- _Records with drawing code_
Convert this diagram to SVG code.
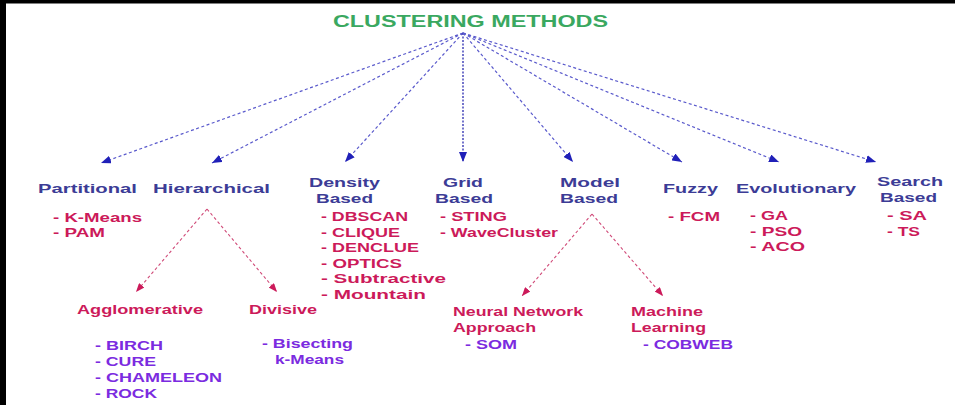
<svg xmlns="http://www.w3.org/2000/svg" width="960" height="405" viewBox="0 0 960 405">
<style>
text{font-family:"Liberation Sans",Arial,sans-serif;font-weight:bold}
.title{fill:#3aa860;font-size:16px}
.cat{fill:#3c3c96;font-size:13.5px}
.sub{fill:#cc1a5a;font-size:12.5px}
.sub2{fill:#cc1a5a;font-size:13px}
.pur{fill:#7b2be0;font-size:12.5px}
.main{stroke:#5a5acc;stroke-width:1.2;stroke-dasharray:3 2.5;fill:none}
.vert{stroke:#2a2ab0;stroke-width:1.3;stroke-dasharray:2 1.5;fill:none}
.red{stroke:#d04a78;stroke-width:1.1;stroke-dasharray:3 2.5;fill:none}
</style>
<defs>
<marker id="ab" viewBox="0 0 10 8" refX="10" refY="4" markerWidth="10" markerHeight="8" markerUnits="userSpaceOnUse" orient="auto"><path d="M0,0 L10,4 L0,8 Z" fill="#2020b8"/></marker>
<marker id="ar" viewBox="0 0 10 8" refX="10" refY="4" markerWidth="9" markerHeight="7" markerUnits="userSpaceOnUse" orient="auto"><path d="M0,0 L10,4 L0,8 Z" fill="#cc1a5a"/></marker>
</defs>
<rect x="0" y="0" width="960" height="405" fill="#ffffff"/>
<rect x="0" y="0" width="6" height="405" fill="#000"/>
<rect x="0" y="0" width="955" height="3.5" fill="#000"/>
<g id="title"><text class="title" x="333" y="27" textLength="275" lengthAdjust="spacingAndGlyphs">CLUSTERING METHODS</text></g>
<g id="connectors">
<line class="main" x1="463" y1="33" x2="101" y2="163" marker-end="url(#ab)"/>
<line class="main" x1="463" y1="33" x2="212" y2="163" marker-end="url(#ab)"/>
<line class="main" x1="463" y1="33" x2="345" y2="162" marker-end="url(#ab)"/>
<line class="vert" x1="463" y1="33" x2="463" y2="162" marker-end="url(#ab)"/>
<line class="main" x1="463" y1="33" x2="573" y2="162" marker-end="url(#ab)"/>
<line class="main" x1="463" y1="33" x2="682" y2="162" marker-end="url(#ab)"/>
<line class="main" x1="463" y1="33" x2="779" y2="162" marker-end="url(#ab)"/>
<line class="main" x1="463" y1="33" x2="876" y2="162" marker-end="url(#ab)"/>
<line class="red" x1="207" y1="209" x2="136" y2="292" marker-end="url(#ar)"/>
<line class="red" x1="207" y1="209" x2="277" y2="292" marker-end="url(#ar)"/>
<line class="red" x1="592" y1="214" x2="522" y2="296" marker-end="url(#ar)"/>
<line class="red" x1="592" y1="214" x2="663" y2="296" marker-end="url(#ar)"/>
</g>
<g id="partitional">
<text class="cat" x="38" y="193" textLength="99" lengthAdjust="spacingAndGlyphs">Partitional</text>
<text class="sub" x="53" y="222" textLength="89" lengthAdjust="spacingAndGlyphs">- K-Means</text>
<text class="sub" x="53" y="237" textLength="52" lengthAdjust="spacingAndGlyphs">- PAM</text>
</g>
<g id="hierarchical">
<text class="cat" x="153" y="193" textLength="117" lengthAdjust="spacingAndGlyphs">Hierarchical</text>
</g>
<g id="agglomerative">
<text class="sub2" x="77" y="314" textLength="126" lengthAdjust="spacingAndGlyphs">Agglomerative</text>
<text class="pur" x="95" y="350" textLength="68" lengthAdjust="spacingAndGlyphs">- BIRCH</text>
<text class="pur" x="95" y="366" textLength="61" lengthAdjust="spacingAndGlyphs">- CURE</text>
<text class="pur" x="95" y="382" textLength="127" lengthAdjust="spacingAndGlyphs">- CHAMELEON</text>
<text class="pur" x="95" y="397.5" textLength="62" lengthAdjust="spacingAndGlyphs">- ROCK</text>
</g>
<g id="divisive">
<text class="sub2" x="249" y="314" textLength="68" lengthAdjust="spacingAndGlyphs">Divisive</text>
<text class="pur" x="262" y="348" textLength="91" lengthAdjust="spacingAndGlyphs">- Bisecting</text>
<text class="pur" x="275" y="364" textLength="69" lengthAdjust="spacingAndGlyphs">k-Means</text>
</g>
<g id="density">
<text class="cat" x="309" y="186.5" textLength="71" lengthAdjust="spacingAndGlyphs">Density</text>
<text class="cat" x="316" y="202.5" textLength="57" lengthAdjust="spacingAndGlyphs">Based</text>
<text class="sub" x="321" y="221" textLength="87" lengthAdjust="spacingAndGlyphs">- DBSCAN</text>
<text class="sub" x="321" y="236.5" textLength="79" lengthAdjust="spacingAndGlyphs">- CLIQUE</text>
<text class="sub" x="321" y="252" textLength="98" lengthAdjust="spacingAndGlyphs">- DENCLUE</text>
<text class="sub" x="321" y="267.5" textLength="81" lengthAdjust="spacingAndGlyphs">- OPTICS</text>
<text class="sub" x="321" y="283" textLength="125" lengthAdjust="spacingAndGlyphs">- Subtractive</text>
<text class="sub" x="321" y="298.5" textLength="105" lengthAdjust="spacingAndGlyphs">- Mountain</text>
</g>
<g id="grid">
<text class="cat" x="443" y="186.5" textLength="40" lengthAdjust="spacingAndGlyphs">Grid</text>
<text class="cat" x="435" y="202.5" textLength="58" lengthAdjust="spacingAndGlyphs">Based</text>
<text class="sub" x="440" y="221" textLength="67" lengthAdjust="spacingAndGlyphs">- STING</text>
<text class="sub" x="440" y="236.5" textLength="118" lengthAdjust="spacingAndGlyphs">- WaveCluster</text>
</g>
<g id="model">
<text class="cat" x="560" y="186.5" textLength="60" lengthAdjust="spacingAndGlyphs">Model</text>
<text class="cat" x="560" y="202.5" textLength="58" lengthAdjust="spacingAndGlyphs">Based</text>
</g>
<g id="neural">
<text class="sub2" x="453" y="316" textLength="130" lengthAdjust="spacingAndGlyphs">Neural Network</text>
<text class="sub2" x="453" y="331.5" textLength="83" lengthAdjust="spacingAndGlyphs">Approach</text>
<text class="pur" x="465" y="349" textLength="52" lengthAdjust="spacingAndGlyphs">- SOM</text>
</g>
<g id="machine">
<text class="sub2" x="631" y="316" textLength="72" lengthAdjust="spacingAndGlyphs">Machine</text>
<text class="sub2" x="631" y="331.5" textLength="75" lengthAdjust="spacingAndGlyphs">Learning</text>
<text class="pur" x="643" y="349" textLength="90" lengthAdjust="spacingAndGlyphs">- COBWEB</text>
</g>
<g id="fuzzy">
<text class="cat" x="663" y="193" textLength="55" lengthAdjust="spacingAndGlyphs">Fuzzy</text>
<text class="sub" x="668" y="221" textLength="52" lengthAdjust="spacingAndGlyphs">- FCM</text>
</g>
<g id="evolutionary">
<text class="cat" x="736" y="193" textLength="120" lengthAdjust="spacingAndGlyphs">Evolutionary</text>
<text class="sub" x="750" y="220" textLength="38" lengthAdjust="spacingAndGlyphs">- GA</text>
<text class="sub" x="750" y="235.5" textLength="52" lengthAdjust="spacingAndGlyphs">- PSO</text>
<text class="sub" x="750" y="251" textLength="55" lengthAdjust="spacingAndGlyphs">- ACO</text>
</g>
<g id="search">
<text class="cat" x="877" y="185.5" textLength="66" lengthAdjust="spacingAndGlyphs">Search</text>
<text class="cat" x="880" y="201.5" textLength="57" lengthAdjust="spacingAndGlyphs">Based</text>
<text class="sub" x="887" y="220" textLength="40" lengthAdjust="spacingAndGlyphs">- SA</text>
<text class="sub" x="887" y="235.5" textLength="33" lengthAdjust="spacingAndGlyphs">- TS</text>
</g>
</svg>
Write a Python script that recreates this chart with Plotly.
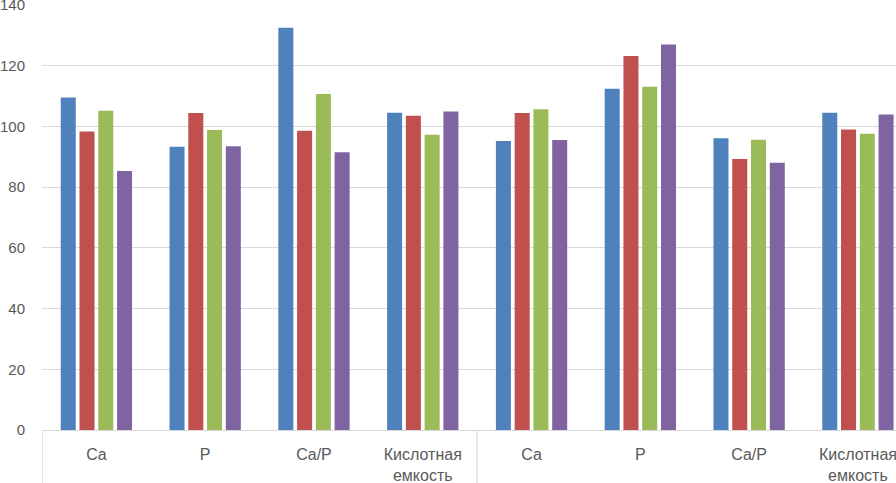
import plotly.graph_objects as go

categories = ["Ca", "P", "Ca/P", "Кислотная<br>емкость", "Ca", "P", "Ca/P", "Кислотная<br>емкость"]
series_names = ["Ряд 1", "Ряд 2", "Ряд 3", "Ряд 4"]
s1 = [109.5, 93.3, 132.5, 104.5, 95.2, 112.4, 96.1, 104.5]
s2 = [98.3, 104.4, 98.6, 103.5, 104.4, 123.2, 89.3, 99.0]
s3 = [105.2, 98.8, 110.7, 97.3, 105.7, 113.1, 95.6, 97.6]
s4 = [85.3, 93.5, 91.5, 104.9, 95.5, 127.0, 88.0, 103.9]
colors = ["#4F81BD", "#C0504D", "#9BBB59", "#8064A2"]
y_ticks = [0, 20, 40, 60, 80, 100, 120, 140]
group_bounds = [-0.5, 3.5, 7.5]

x = list(range(len(categories)))
fig = go.Figure()
for name, vals, c in zip(series_names, [s1, s2, s3, s4], colors):
    fig.add_trace(go.Bar(x=x, y=vals, name=name, marker=dict(color=c, line=dict(width=0))))

for b in group_bounds:
    fig.add_shape(type="line", xref="x", yref="paper", x0=b, x1=b, y0=0, y1=-0.2,
                  line=dict(color="#d9d9d9", width=1.3))

fig.update_layout(
    width=896, height=483,
    margin=dict(l=42, r=0, t=5, b=53),
    paper_bgcolor="white", plot_bgcolor="white",
    barmode="group", bargap=0.31, bargroupgap=0.2,
    showlegend=False,
    font=dict(family="Liberation Sans", size=16, color="#595959"),
    xaxis=dict(
        tickmode="array", tickvals=x, ticktext=categories, automargin=False,
        range=[-0.5, 7.35], showgrid=False, zeroline=False,
        showline=True, linecolor="#d9d9d9", linewidth=1.3,
        ticks="outside", ticklen=10, tickcolor="rgba(0,0,0,0)",
        tickfont=dict(size=16, color="#595959"), ticklabeloverflow="allow",
    ),
    yaxis=dict(
        range=[0, 140], tickvals=y_ticks, showgrid=True, gridcolor="#d9d9d9", gridwidth=1.3,
        zeroline=False, showline=False, automargin=False,
        ticks="outside", ticklen=13, tickcolor="rgba(0,0,0,0)",
        tickfont=dict(size=15, color="#595959"), ticklabeloverflow="allow",
    ),
)
fig.write_html("out.html", config={"displayModeBar": False},
               post_script="document.body.style.margin='0';document.body.style.overflow='hidden';")
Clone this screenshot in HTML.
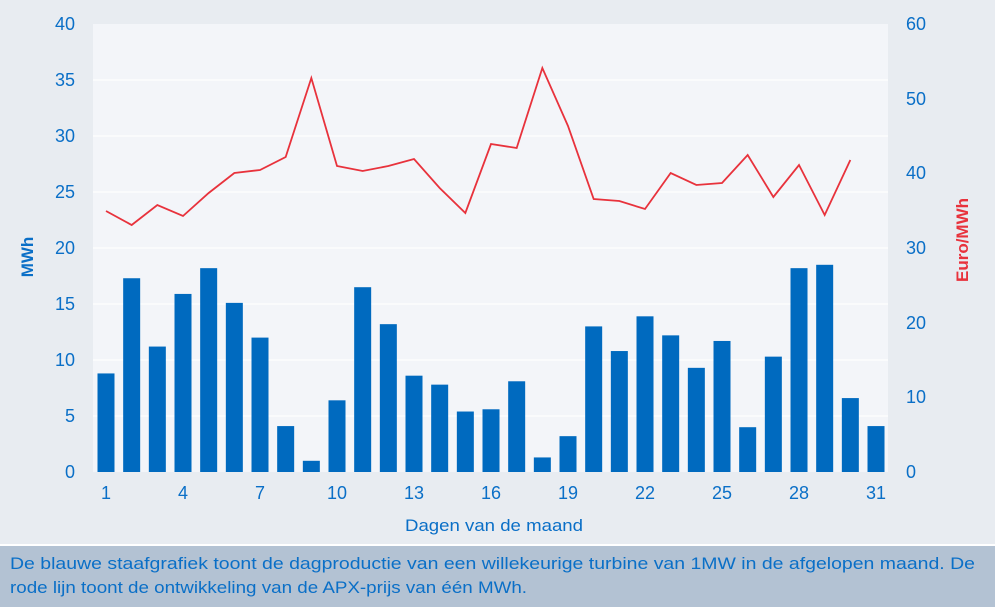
<!DOCTYPE html>
<html><head><meta charset="utf-8"><style>
body{margin:0;background:#e8ecf1;}
svg{display:block;font-family:"Liberation Sans",sans-serif;}
</style></head><body>
<svg width="995" height="607" viewBox="0 0 995 607">
<rect width="995" height="607" fill="#e8ecf1"/>
<rect x="93" y="24" width="795" height="448" fill="#f3f5f9"/>
<g stroke="#ffffff" stroke-width="1.2">
<line x1="93" x2="888" y1="80" y2="80"/><line x1="93" x2="888" y1="136" y2="136"/>
<line x1="93" x2="888" y1="192" y2="192"/><line x1="93" x2="888" y1="248" y2="248"/>
<line x1="93" x2="888" y1="304" y2="304"/><line x1="93" x2="888" y1="360" y2="360"/>
<line x1="93" x2="888" y1="416" y2="416"/>
</g>
<g id="bars" fill="#006abf"></g>
<polyline id="line" fill="none" stroke="#e8323c" stroke-width="1.8" points=""/>
<g fill="#0a6fc7" font-size="18" text-anchor="end">
<text x="75" y="30">40</text><text x="75" y="86">35</text><text x="75" y="142">30</text>
<text x="75" y="198">25</text><text x="75" y="254">20</text><text x="75" y="310">15</text>
<text x="75" y="366">10</text><text x="75" y="422">5</text><text x="75" y="478">0</text>
</g>
<g fill="#0a6fc7" font-size="18" text-anchor="start">
<text x="906" y="30">60</text><text x="906" y="105">50</text><text x="906" y="179">40</text>
<text x="906" y="254">30</text><text x="906" y="329">20</text><text x="906" y="403">10</text>
<text x="906" y="478">0</text>
</g>
<g fill="#0a6fc7" font-size="18" text-anchor="middle">
<text x="106" y="499">1</text><text x="183" y="499">4</text><text x="260" y="499">7</text>
<text x="337" y="499">10</text><text x="414" y="499">13</text><text x="491" y="499">16</text>
<text x="568" y="499">19</text><text x="645" y="499">22</text><text x="722" y="499">25</text>
<text x="799" y="499">28</text><text x="876" y="499">31</text>
</g>
<text x="405" y="531" fill="#0a6fc7" font-size="17" textLength="178" lengthAdjust="spacingAndGlyphs">Dagen van de maand</text>
<text transform="translate(33,257) rotate(-90)" fill="#0a6fc7" font-size="17" font-weight="bold" text-anchor="middle">MWh</text>
<text transform="translate(968,240) rotate(-90)" fill="#e8323c" font-size="17" font-weight="bold" text-anchor="middle">Euro/MWh</text>
<rect x="0" y="544" width="995" height="2" fill="#ffffff"/>
<rect x="0" y="546" width="995" height="61" fill="#b3c2d3"/>
<g fill="#0a6fc7" font-size="17">
<text x="10" y="569" textLength="965" lengthAdjust="spacingAndGlyphs">De blauwe staafgrafiek toont de dagproductie van een willekeurige turbine van 1MW in de afgelopen maand. De</text>
<text x="10" y="593" textLength="517" lengthAdjust="spacingAndGlyphs">rode lijn toont de ontwikkeling van de APX-prijs van één MWh.</text>
</g>
</svg>
<script>
var v=[8.8,17.3,11.2,15.9,18.2,15.1,12.0,4.1,1.0,6.4,16.5,13.2,8.6,7.8,5.4,5.6,8.1,1.3,3.2,13.0,10.8,13.9,12.2,9.3,11.7,4.0,10.3,18.2,18.5,6.6,4.1];
var ly=[211,225,205,216,193,173,170,157,78,166,171,166,159,188,213,144,148,68,126,199,201,209,173,185,183,155,197,165,215,160];
var g=document.getElementById('bars'),s='',p=[];
for(var i=0;i<31;i++){var cx=106+i*25.667,h=v[i]*11.2;
s+='<rect x="'+(cx-8.5)+'" y="'+(472-h)+'" width="17" height="'+h+'"/>';
if(i<30)p.push(cx+','+ly[i]);}
g.innerHTML=s;document.getElementById('line').setAttribute('points',p.join(' '));
</script>
</body></html>
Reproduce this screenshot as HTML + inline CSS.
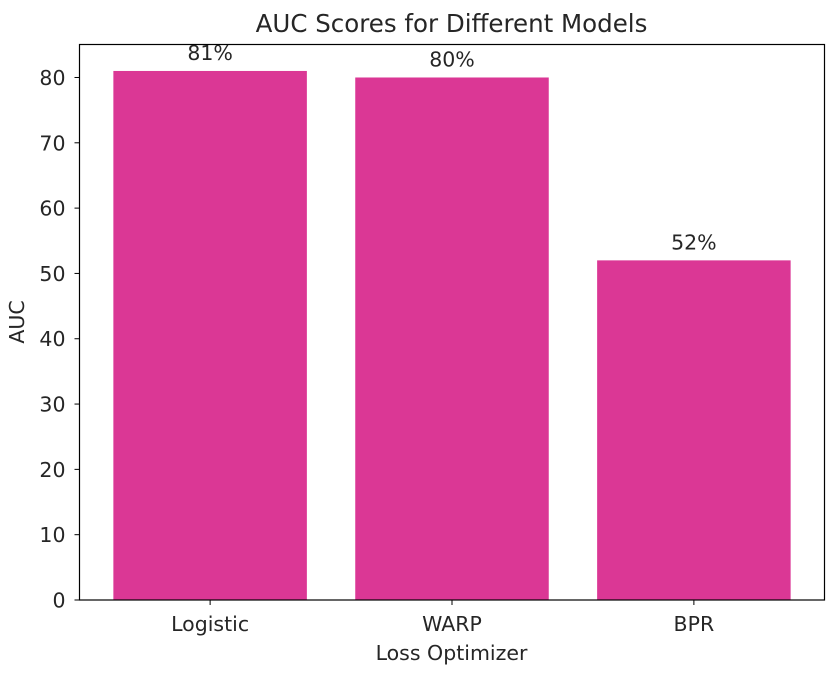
<!DOCTYPE html>
<html><head><meta charset="utf-8"><style>
body{margin:0;background:#fff}
svg text{font-family:"DejaVu Sans","Liberation Sans",sans-serif;fill:#262626}
</style></head><body>
<svg id="chart" width="836" height="676" xmlns="http://www.w3.org/2000/svg">
<text x="451.5" y="32" font-size="24.5" text-anchor="middle">AUC Scores for Different Models</text>
<g id="bars"></g><g id="yticks"></g><g id="xticks"></g>
<rect x="79.5" y="44.5" width="745" height="555.5" fill="none" stroke="#000" stroke-width="1.2"/>
<text x="451.5" y="660" font-size="20.5" text-anchor="middle">Loss Optimizer</text>
<text transform="translate(24,322) rotate(-90)" font-size="20.5" text-anchor="middle">AUC</text>
</svg>
<script>
const categories=["Logistic","WARP","BPR"];
const values=[81,80,52];
const labels=["81%","80%","52%"];
const yTicks=[0,10,20,30,40,50,60,70,80];
const L=79.5,R=824.5,T=44.5,B=600;
const yMax=85.05,xMin=-0.54,xMax=2.54;
const y=v=>B-(v/yMax)*(B-T);
const x=i=>L+(i-xMin)/(xMax-xMin)*(R-L);
const bw=0.8*(R-L)/(xMax-xMin);
const NS="http://www.w3.org/2000/svg";
const mk=(t,a,p)=>{const e=document.createElementNS(NS,t);for(const k in a)e.setAttribute(k,a[k]);p.appendChild(e);return e;};
const gb=document.getElementById('bars'),gy=document.getElementById('yticks'),gx=document.getElementById('xticks');
categories.forEach((c,i)=>{
 const r=mk('rect',{x:x(i)-bw/2,y:y(values[i]),width:bw,height:B-y(values[i]),fill:'#db3795'},gb);
 
 
 const t=mk('text',{x:x(i),y:y(values[i])-11,'font-size':20.5,'text-anchor':'middle'},gb);t.textContent=labels[i];
 
 
 mk('line',{x1:x(i),x2:x(i),y1:B,y2:B+5,stroke:'#000'},gx);
 const xt=mk('text',{x:x(i),y:B+31,'font-size':20.5,'text-anchor':'middle'},gx);xt.textContent=c;
 
 
});
yTicks.forEach(v=>{
 mk('line',{x1:L-5,x2:L,y1:y(v),y2:y(v),stroke:'#000'},gy);
 const t=mk('text',{x:L-14,y:y(v)+7.5,'font-size':20.5,'text-anchor':'end'},gy);t.textContent=v;
 
 
});
</script>
</body></html>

- _INSTRUCTIONS FOR THE TASK_
Output nothing except the lines from the one containing "Write a Python" through the one containing "name=name, marker=dict(color=c, line=dict(width=0))))", both kept, with the pictures removed.

- _EXPECTED OUTPUT_
Write a Python script that recreates this chart with Plotly.
import plotly.graph_objects as go

categories = ["Ca", "P", "Ca/P", "Кислотная<br>емкость", "Ca", "P", "Ca/P", "Кислотная<br>емкость"]
series_names = ["Ряд 1", "Ряд 2", "Ряд 3", "Ряд 4"]
s1 = [109.5, 93.3, 132.5, 104.5, 95.2, 112.4, 96.1, 104.5]
s2 = [98.3, 104.4, 98.6, 103.5, 104.4, 123.2, 89.3, 99.0]
s3 = [105.2, 98.8, 110.7, 97.3, 105.7, 113.1, 95.6, 97.6]
s4 = [85.3, 93.5, 91.5, 104.9, 95.5, 127.0, 88.0, 103.9]
colors = ["#4F81BD", "#C0504D", "#9BBB59", "#8064A2"]
y_ticks = [0, 20, 40, 60, 80, 100, 120, 140]
group_bounds = [-0.5, 3.5, 7.5]

x = list(range(len(categories)))
fig = go.Figure()
for name, vals, c in zip(series_names, [s1, s2, s3, s4], colors):
    fig.add_trace(go.Bar(x=x, y=vals, name=name, marker=dict(color=c, line=dict(width=0))))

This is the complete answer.